The real problem is that @gmail.com or @icloud.com are now required to participate in society. I'm happy to use an iPhone, it's in my subjective opinion the best device on the market. My concern is that I need an iCloud account to talk to my bank. It's become nearly as powerful as my ID card.

> The real problem is that @gmail.com or @icloud.com are now required to participate in society

They absolutely are not, though. I've been fully bought into the Apple ecosystem for nearly 2 decades and have used a Fastmail email address with it for the last decade (when I ditched my MobileMe email address). Similarly, I have never had an @gmail.com email address, though I've used various Google products.

  • They meant an apple or Google account, not literally the email address.

    Try to live without an Apple ID or Google account. Probably about as difficult as living without an ID.

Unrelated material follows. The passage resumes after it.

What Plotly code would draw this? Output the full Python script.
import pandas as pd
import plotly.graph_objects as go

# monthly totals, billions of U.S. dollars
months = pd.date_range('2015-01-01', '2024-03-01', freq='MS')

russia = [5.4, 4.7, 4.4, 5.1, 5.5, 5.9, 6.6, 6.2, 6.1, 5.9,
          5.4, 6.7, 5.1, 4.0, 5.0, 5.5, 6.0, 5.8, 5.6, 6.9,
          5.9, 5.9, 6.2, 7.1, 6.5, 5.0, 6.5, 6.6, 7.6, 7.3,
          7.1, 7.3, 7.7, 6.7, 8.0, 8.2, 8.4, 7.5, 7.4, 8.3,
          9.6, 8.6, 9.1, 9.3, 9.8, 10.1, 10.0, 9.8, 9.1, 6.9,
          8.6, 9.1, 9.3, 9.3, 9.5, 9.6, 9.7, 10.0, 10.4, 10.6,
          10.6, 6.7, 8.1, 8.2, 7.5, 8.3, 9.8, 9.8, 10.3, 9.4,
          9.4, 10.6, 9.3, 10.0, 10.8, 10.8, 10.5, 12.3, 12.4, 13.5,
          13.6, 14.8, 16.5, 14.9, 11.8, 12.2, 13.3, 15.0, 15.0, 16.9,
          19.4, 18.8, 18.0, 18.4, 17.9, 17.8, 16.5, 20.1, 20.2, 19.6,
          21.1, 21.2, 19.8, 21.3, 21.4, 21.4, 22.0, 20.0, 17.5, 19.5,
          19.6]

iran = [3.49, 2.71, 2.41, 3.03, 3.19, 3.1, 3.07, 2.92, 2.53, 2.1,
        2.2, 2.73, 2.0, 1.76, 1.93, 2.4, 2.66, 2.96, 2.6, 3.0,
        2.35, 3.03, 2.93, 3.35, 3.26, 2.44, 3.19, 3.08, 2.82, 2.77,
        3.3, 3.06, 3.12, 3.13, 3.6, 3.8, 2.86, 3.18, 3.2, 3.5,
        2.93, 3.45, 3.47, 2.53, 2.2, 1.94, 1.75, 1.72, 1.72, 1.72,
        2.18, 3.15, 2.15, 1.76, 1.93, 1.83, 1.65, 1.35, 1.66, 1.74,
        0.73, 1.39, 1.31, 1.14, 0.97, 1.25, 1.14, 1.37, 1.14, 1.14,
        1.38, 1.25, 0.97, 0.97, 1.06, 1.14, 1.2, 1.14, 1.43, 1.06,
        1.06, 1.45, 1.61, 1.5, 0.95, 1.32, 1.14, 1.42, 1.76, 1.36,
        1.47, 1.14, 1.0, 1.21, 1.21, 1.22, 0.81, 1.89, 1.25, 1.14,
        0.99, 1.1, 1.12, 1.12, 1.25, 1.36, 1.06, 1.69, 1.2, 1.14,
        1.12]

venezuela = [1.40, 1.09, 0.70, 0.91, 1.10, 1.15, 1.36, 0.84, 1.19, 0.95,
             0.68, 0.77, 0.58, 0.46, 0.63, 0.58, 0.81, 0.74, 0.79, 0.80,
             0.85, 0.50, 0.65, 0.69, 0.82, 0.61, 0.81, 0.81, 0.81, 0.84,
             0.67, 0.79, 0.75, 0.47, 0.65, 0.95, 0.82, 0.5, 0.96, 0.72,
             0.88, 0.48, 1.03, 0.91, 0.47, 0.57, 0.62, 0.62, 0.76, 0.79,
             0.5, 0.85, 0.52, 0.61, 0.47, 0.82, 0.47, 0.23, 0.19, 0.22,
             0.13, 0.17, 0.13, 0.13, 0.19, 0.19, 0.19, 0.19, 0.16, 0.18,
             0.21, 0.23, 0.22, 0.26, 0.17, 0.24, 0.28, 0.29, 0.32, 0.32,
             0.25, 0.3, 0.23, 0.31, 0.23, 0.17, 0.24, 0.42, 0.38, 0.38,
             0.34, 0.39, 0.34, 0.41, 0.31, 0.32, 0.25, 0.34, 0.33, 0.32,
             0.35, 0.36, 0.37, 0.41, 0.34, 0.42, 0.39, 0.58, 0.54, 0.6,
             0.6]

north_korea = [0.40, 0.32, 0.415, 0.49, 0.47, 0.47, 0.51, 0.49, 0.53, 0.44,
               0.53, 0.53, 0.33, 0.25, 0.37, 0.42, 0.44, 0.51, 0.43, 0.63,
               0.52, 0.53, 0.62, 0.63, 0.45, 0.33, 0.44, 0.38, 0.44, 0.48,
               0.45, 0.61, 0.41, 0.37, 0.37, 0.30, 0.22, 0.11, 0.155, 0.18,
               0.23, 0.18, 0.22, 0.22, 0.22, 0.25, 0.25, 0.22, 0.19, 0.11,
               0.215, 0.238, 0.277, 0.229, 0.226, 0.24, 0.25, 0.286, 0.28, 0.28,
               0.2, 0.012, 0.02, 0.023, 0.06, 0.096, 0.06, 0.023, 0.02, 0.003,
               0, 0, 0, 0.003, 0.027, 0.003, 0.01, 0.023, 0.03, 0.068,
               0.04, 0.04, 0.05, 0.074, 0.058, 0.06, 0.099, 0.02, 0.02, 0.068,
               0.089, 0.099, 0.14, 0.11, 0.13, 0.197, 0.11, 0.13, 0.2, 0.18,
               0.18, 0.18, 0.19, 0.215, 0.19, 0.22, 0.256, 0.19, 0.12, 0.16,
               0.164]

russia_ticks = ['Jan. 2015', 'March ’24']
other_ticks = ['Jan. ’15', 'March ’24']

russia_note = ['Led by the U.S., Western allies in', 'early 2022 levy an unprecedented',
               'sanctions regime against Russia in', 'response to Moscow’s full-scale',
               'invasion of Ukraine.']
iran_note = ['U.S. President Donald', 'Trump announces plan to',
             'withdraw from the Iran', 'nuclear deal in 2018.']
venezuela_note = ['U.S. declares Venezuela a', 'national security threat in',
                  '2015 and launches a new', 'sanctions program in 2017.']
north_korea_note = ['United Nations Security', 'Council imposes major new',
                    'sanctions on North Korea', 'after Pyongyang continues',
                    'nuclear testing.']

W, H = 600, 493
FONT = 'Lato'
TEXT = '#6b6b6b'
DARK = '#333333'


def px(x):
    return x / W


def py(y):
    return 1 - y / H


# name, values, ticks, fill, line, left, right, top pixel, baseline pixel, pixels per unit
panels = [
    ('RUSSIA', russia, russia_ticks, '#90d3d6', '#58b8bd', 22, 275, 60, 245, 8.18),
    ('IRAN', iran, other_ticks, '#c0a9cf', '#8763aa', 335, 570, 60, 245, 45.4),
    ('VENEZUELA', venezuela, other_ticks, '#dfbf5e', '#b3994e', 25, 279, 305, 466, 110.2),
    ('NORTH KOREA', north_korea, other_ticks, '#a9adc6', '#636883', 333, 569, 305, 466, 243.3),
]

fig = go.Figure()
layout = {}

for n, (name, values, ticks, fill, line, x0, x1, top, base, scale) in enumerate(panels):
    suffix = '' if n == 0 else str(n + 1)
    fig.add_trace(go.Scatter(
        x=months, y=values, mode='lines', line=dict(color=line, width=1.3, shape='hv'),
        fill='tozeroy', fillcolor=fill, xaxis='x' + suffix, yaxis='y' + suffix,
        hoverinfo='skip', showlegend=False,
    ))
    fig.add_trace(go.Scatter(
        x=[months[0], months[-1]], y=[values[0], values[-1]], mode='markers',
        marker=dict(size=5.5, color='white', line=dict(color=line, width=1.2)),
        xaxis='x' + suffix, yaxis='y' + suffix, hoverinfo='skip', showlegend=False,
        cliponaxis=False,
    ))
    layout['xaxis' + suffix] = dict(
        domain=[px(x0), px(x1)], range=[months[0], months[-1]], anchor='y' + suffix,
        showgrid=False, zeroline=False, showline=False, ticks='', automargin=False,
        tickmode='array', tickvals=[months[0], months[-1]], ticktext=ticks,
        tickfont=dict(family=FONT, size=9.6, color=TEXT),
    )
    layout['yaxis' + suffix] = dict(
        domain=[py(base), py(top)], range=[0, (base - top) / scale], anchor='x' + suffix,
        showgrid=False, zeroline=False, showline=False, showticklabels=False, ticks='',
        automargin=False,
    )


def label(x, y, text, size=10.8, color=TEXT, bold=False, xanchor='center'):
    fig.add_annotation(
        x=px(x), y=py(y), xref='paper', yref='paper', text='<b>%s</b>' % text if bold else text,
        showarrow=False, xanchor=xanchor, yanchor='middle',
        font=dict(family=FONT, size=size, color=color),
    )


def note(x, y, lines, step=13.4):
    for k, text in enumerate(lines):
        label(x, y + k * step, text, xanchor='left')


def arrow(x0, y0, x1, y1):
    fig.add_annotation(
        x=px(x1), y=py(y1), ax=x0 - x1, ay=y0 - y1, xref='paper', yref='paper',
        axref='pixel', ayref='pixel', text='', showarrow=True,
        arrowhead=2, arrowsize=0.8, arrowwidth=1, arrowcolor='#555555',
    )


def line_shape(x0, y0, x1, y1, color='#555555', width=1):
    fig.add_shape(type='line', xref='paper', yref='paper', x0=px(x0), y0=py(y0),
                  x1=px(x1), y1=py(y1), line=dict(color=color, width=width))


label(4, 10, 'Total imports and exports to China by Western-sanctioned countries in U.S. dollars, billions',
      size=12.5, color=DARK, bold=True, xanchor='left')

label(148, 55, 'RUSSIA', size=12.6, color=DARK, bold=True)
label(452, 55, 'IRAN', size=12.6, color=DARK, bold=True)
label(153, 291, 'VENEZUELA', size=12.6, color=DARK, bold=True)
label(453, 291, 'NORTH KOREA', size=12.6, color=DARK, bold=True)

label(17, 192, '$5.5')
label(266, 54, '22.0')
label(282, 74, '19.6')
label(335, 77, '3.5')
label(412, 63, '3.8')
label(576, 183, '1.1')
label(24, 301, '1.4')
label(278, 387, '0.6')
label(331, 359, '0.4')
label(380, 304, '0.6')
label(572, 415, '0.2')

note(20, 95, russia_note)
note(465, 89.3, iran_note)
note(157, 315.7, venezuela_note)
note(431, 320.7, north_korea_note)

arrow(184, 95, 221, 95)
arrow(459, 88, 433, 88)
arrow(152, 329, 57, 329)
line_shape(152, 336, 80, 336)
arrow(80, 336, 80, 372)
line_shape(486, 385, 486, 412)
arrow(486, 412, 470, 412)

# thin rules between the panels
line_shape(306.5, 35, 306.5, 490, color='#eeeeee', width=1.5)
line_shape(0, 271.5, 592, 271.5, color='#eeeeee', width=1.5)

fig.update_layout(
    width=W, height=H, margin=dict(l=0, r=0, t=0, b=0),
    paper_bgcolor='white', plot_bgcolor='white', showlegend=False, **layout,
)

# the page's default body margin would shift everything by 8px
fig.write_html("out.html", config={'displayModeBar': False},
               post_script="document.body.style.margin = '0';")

    • Then the argument is just that you need an Apple or Google account to use Apple or Google products. But that's widely true across all kinds of companies and product categories. I need a Microsoft account to use XBox, I need an account to pay my water bill, I need an account to use my home security system, etc. People expect products and services to have internet connected features. Accounts are what allow that to happen.